Project number two is to replace Stargazer's original Furuno wind, depth and speed instruments. They are working fine, but they are twelve years old and live in a hostile marine environment. They also communicate data via the, now obsolete, NMEA (National Marine Electonics Association) 0183 protocol and cannot therefore interface with modern chart plotters. With Stargazer out of the water (granting easy access to the through hull depth transducer) and her mast down (granting easy access to the mast head wind speed and direction transducers), it makes sense to tackle this project now.


For a couple of hours, Stargazer's neat electrical panel becomes a chaotic snake pit of confusion. I flinch at the steady 'snip, snip, snip' of Paul, the electrician’s, wire cutters. A rain of severed cables, ties and connectors cascades from the cabinet.

Stargazer was built at the watershed between the analogue and digital eras - and has a foot in both camps: She has an EpirBus power switching system (a single ‘ring main’ cable supplying power to all devices aboard, be they lights or instruments. The switching, of these, achieved by programmed commands, sent from soft touch buttons, and transmitted along that same cable). However, her data communication is old school analogue, each transducer or device sending and receiving data via its own set of dedicated cables.


Until now that is.
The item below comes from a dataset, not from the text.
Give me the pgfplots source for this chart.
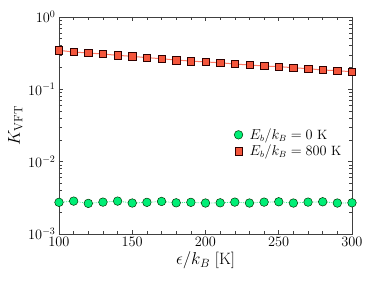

Paul replaces the data spaghetti and the bulky junction boxes with a single N2K (NMEA 2000 protocol) digital backbone, along which all data, for all devices, will flow. 

The twenty five metre run of data cable, to the masthead, is also removed. (Whilst Paul works aboard Stargazer, his colleague, Rich, is renewing the twelve year old wiring for lights, transducers and vhf, in the mast). Stargazer’s new wind transducers will relay their information, via a radio link.
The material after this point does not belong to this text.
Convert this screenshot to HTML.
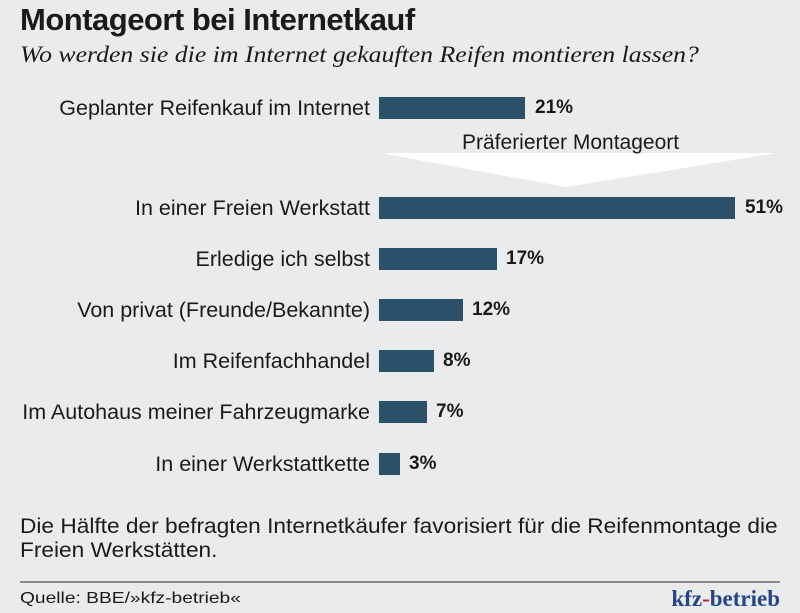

On deck, the crisp new digital displays glow futuristically. Each is configurable to show any data source on the boat. 

Whilst admiring his handiwork, I mention to Paul that it is difficult to steer a compass course at night, if our course falls on a red sector of the card. The backlight is red, which renders the white numbers red, and thus illegible against a red background. To my eyes, at any rate. Paul swiftly dismantles the compass, makes one last 'snip,' and replaces its red LED backlight with a white. It illuminates the compass card to, a clearly legible, perfection. The cherry on the electronic upgrade cake.


The sun is setting as I walk homeward, skirting the dock . I am imagining sailing beneath star filled skies . Navigating by softly lit instruments, to anchor off beaches of white sand . The breathy lap, of sea on shore, echoing from tall cliffs of craggy granite.